I am a self-confessed cat lady. The crazy part: It is a matter of opinion. I have had several cats in my life, Plato, Maxwell, Harley and Wellington, and I ever so adore these little felines!
Here is Wellington the Gray:
A Shocking Swiss Practice?
But when I first came to Switzerland, I was shocked to learn that the Swiss have been known to eat the domesticated and loved Felix and Fluffy. "No!", I gasped, imaging my sweet grey cat served as a grotesque Swiss version of Beef Wellington with carrots and peas on the side.
Now, I understand there are countries where food scarcity demands that cats and dogs are consumed as a matter of survival.
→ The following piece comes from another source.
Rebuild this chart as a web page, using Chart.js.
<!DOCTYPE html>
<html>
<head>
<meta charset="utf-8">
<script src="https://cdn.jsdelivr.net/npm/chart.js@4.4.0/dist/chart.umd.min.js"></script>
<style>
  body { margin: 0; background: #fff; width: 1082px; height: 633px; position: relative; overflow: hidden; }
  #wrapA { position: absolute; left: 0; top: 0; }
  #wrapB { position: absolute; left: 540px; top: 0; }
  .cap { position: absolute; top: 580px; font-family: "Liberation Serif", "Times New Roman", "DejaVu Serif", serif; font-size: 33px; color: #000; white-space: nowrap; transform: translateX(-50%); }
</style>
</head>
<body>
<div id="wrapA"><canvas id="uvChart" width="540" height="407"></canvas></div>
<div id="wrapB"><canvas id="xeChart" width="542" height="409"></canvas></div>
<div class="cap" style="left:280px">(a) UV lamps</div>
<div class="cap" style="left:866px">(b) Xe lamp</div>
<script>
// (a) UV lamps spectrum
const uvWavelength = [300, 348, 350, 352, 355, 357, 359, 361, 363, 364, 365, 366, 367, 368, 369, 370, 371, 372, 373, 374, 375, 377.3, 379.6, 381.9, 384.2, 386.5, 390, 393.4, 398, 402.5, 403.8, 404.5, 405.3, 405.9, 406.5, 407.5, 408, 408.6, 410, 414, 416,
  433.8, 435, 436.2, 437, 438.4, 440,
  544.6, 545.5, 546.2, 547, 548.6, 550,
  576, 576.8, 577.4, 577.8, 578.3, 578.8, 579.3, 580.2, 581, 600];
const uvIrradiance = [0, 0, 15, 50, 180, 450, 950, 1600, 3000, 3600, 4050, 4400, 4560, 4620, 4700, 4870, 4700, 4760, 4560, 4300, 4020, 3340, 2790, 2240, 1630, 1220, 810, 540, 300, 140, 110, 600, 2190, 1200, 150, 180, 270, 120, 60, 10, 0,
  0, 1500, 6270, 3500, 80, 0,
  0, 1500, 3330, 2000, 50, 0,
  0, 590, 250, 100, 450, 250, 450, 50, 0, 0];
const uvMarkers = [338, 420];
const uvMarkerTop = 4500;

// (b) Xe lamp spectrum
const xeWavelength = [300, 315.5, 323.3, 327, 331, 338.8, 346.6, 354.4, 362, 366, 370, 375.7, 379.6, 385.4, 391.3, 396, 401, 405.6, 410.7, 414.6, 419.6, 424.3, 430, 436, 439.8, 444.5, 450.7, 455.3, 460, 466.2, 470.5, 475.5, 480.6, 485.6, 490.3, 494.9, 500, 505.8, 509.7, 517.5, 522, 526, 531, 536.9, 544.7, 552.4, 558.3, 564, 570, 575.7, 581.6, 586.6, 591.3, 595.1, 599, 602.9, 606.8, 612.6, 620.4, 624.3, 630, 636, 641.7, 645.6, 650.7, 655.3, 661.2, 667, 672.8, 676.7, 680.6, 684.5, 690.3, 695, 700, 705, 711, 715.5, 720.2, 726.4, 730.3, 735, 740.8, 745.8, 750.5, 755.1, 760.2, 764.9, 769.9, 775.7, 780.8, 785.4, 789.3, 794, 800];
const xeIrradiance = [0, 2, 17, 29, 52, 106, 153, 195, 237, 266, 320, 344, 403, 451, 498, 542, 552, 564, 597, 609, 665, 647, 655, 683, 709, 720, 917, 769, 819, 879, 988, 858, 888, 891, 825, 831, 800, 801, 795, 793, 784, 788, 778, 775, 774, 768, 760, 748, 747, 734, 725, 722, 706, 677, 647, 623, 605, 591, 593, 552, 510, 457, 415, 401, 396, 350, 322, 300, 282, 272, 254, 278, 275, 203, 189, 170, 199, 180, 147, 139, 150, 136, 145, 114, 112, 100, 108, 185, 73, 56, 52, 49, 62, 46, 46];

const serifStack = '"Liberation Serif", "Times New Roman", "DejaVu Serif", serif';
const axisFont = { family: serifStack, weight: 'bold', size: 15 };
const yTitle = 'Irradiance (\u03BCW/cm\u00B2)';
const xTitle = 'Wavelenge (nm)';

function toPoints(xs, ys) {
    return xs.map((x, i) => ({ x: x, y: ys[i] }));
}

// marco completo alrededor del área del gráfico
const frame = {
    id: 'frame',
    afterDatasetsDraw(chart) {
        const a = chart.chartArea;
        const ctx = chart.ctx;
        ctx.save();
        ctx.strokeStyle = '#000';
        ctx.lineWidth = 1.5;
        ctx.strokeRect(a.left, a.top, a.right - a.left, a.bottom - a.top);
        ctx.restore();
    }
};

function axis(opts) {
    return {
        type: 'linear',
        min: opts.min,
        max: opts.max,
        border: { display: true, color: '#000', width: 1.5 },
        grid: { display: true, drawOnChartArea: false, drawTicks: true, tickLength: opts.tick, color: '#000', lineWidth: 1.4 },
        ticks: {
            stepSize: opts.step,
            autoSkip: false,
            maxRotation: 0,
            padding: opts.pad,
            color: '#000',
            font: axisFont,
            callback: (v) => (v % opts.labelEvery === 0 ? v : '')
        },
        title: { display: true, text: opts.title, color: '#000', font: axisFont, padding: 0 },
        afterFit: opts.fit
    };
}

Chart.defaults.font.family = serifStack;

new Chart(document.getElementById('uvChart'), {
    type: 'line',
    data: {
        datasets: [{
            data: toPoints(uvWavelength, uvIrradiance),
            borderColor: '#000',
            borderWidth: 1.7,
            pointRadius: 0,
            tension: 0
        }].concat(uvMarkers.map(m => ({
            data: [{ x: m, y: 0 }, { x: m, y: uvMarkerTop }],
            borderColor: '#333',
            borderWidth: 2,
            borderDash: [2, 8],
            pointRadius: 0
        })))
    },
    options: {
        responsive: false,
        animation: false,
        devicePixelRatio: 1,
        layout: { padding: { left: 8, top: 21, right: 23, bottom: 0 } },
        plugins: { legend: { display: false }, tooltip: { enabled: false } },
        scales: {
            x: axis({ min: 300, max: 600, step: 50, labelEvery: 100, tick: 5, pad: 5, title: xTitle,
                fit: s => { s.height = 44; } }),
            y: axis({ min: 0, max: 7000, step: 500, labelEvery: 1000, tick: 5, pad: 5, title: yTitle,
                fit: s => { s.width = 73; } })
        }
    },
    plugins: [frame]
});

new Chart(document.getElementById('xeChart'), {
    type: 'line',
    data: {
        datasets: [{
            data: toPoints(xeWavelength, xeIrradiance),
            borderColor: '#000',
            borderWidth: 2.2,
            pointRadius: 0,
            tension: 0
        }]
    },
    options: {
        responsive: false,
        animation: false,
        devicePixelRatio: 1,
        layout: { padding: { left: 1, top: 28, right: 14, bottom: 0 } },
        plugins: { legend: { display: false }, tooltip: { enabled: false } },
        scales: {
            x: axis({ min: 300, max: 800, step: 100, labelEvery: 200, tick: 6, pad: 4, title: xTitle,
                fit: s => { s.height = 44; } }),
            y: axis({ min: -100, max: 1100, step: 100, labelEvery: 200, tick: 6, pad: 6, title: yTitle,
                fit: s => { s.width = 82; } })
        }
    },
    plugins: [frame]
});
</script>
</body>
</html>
And there are also those that eat them as an integral part of their culture (such as guinea pigs in South America). But Switzerland?!
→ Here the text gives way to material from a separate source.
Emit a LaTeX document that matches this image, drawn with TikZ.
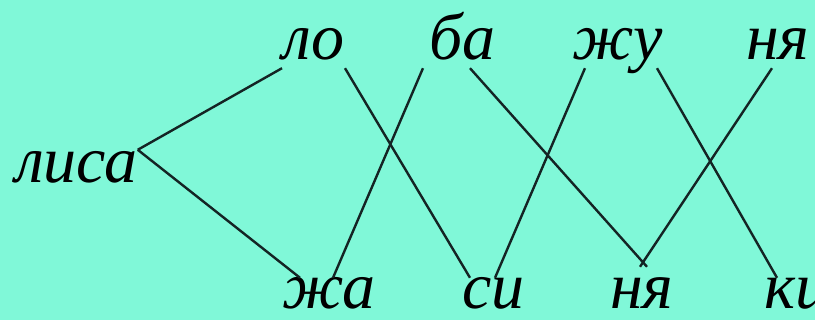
\documentclass[tikz,border=0pt]{standalone}
\usepackage{fontspec}
\setmainfont{Liberation Serif}
\definecolor{aqua}{RGB}{128,248,216}
\definecolor{ink}{RGB}{20,36,36}
\tikzset{
  syl/.style={inner sep=0pt,anchor=base west,text height=33pt,text depth=8pt,
    font=\fontsize{66}{66}\selectfont\itshape},
  sylb/.style={syl,text depth=1pt},
  link/.style={ink,line width=2.4pt}
}
\begin{document}
\begin{tikzpicture}[x=1pt,y=1pt]
\fill[aqua] (0,0) rectangle (815,320);
\useasboundingbox (0,0) rectangle (815,320);
% word
\node[syl] (lisa) at (15,137) {лиса};
% top row
\node[syl] (lo) at (282,260) {ло};
\node[syl] (ba) at (429,260) {ба};
\node[syl] (zhu) at (572,260) {жу};
\node[syl] (nyaT) at (746,260) {ня};
% bottom row
\node[sylb] (zha) at (282,11) {жа};
\node[sylb] (si) at (462,11) {си};
\node[sylb] (nyaB) at (610,11) {ня};
\node[sylb] (ki) at (764,11) {ки};

\draw[link] (lisa.north east) -- (lo.south west);
\draw[link] (lisa.north east) -- ([xshift=18pt,yshift=-2pt]zha.north west);
\draw[link] (lo.south east) -- ([xshift=8pt,yshift=-2pt]si.north west);
\draw[link] ([xshift=-6pt]ba.south west) -- ([xshift=51pt,yshift=-2pt]zha.north west);
\draw[link] ([xshift=41pt]ba.south west) -- ([xshift=37pt,yshift=9pt]nyaB.north west);
\draw[link] ([xshift=13pt]zhu.south west) -- ([xshift=33pt,yshift=-2pt]si.north west);
\draw[link] ([xshift=85pt]zhu.south west) -- ([xshift=13pt,yshift=-2pt]ki.north west);
\draw[link] ([xshift=26pt]nyaT.south west) -- ([xshift=30pt,yshift=9pt]nyaB.north west);
\end{tikzpicture}
\end{document}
As a non-Swiss vegetarian, I may have unwittingly skimmed past regional delicacies like "Katzengeschnetzeltes mit Spätzli"... However, a survey amongst my Swiss friends has shown that the disapproval of cat eating is high. This was a big relief to me and my "don't eat your pets" upbringing in Canada and New Zealand.
Calming my sensibilities further, I have witnessed (and assisted) my elderly Swiss neighbor feed the neighborhood cats and rescue those in distress over the past few years. With a Swiss feline heroine living in my building, I concluded that the practice of eating cats was surely a legend of the urban kind.
Felines Gone Missing
That was until the day she told me that cats in the neighborhood were going missing - and quite possibly were being eaten!
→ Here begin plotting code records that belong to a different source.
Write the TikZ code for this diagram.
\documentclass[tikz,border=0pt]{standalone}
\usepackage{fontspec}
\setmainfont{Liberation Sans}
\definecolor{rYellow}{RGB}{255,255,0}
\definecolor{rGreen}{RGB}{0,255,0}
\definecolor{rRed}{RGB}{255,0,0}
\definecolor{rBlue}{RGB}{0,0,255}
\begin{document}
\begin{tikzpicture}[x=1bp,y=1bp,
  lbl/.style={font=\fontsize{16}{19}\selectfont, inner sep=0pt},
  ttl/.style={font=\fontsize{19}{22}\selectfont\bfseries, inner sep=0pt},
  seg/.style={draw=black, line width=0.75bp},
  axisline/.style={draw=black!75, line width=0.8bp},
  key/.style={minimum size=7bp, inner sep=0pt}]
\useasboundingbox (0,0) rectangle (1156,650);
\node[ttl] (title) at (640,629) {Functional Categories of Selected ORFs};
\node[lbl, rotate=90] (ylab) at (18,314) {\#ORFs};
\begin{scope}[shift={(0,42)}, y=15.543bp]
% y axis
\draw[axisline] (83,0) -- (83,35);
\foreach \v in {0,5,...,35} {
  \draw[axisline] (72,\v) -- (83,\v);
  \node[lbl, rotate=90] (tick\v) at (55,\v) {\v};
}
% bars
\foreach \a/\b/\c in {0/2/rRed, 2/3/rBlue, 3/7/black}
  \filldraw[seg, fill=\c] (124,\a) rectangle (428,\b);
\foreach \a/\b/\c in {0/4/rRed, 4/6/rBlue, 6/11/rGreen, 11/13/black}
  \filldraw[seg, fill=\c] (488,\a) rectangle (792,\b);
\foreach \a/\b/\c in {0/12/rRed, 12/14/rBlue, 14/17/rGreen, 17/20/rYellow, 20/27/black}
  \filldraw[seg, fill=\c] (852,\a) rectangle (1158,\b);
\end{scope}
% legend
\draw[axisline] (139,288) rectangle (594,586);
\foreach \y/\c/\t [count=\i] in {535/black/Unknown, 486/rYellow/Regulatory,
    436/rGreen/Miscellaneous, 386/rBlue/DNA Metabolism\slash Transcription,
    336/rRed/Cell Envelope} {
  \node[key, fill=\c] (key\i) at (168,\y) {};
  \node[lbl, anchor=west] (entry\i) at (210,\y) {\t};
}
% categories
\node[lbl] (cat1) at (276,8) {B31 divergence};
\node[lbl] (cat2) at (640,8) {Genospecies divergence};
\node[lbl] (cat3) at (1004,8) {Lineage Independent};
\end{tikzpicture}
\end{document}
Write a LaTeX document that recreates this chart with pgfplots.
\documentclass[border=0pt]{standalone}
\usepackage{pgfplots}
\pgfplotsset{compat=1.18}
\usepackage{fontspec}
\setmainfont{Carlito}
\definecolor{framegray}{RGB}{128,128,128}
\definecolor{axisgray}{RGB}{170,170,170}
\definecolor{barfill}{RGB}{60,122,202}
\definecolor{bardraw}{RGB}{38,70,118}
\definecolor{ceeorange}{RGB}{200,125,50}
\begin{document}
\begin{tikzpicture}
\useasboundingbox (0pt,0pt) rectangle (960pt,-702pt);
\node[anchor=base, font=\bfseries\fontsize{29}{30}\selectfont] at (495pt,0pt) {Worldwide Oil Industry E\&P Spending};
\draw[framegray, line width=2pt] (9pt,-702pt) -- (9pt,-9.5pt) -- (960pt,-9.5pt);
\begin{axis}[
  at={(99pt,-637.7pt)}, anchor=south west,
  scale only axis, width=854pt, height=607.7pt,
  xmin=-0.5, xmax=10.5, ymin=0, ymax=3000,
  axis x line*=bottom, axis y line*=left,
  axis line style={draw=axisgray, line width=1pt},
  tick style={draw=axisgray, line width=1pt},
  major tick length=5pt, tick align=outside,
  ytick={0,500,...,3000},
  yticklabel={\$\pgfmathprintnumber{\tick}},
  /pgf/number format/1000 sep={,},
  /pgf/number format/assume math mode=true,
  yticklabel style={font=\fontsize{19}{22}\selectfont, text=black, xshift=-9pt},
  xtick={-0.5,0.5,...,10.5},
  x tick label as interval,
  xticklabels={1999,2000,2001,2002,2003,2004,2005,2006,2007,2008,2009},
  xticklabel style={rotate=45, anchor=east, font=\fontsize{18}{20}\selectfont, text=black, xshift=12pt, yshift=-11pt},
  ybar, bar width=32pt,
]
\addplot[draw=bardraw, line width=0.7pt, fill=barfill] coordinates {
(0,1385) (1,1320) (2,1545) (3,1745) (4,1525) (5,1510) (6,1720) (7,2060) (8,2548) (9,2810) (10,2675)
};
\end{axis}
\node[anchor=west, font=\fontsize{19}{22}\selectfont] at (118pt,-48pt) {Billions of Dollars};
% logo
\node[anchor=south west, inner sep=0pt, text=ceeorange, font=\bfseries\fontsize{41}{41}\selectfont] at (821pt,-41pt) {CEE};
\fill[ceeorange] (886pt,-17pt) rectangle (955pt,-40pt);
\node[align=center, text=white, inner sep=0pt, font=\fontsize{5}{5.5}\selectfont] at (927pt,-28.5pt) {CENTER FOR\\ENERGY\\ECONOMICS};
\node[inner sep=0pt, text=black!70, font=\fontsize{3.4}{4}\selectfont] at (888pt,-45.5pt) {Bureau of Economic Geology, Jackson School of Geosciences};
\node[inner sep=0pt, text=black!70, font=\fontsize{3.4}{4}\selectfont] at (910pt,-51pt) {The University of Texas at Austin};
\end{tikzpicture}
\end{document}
To legitimate the story, the neighbor told me that she was taking the distressed cat she had just found in the clearing beside our apartment to an animal shelter further from our home just to increase its chances of preservation. I know this might sound like she is a few cats short of a litter, but I can firmly attest that she is a model citizen of high mental competence.
Upon further investigation, I found that attempts to ban the practice of eating cats (and dogs) have failed in Switzerland with authorities leaving the non-cruel killing and consumption of our domestic friends up to personal taste.
In the Alps, as in many places in the world, meat is meat whether it comes from cow, pig, rabbit or chicken. However, I am pleased that the practice has high social disapproval and you will not find domesticated pets on the supermarket shelf!
I am further encouraged by the elaborate catwalks that lead to the dizzy heights of apartment windows. This is more evidence that the Swiss are as smitten with their kittens as I am!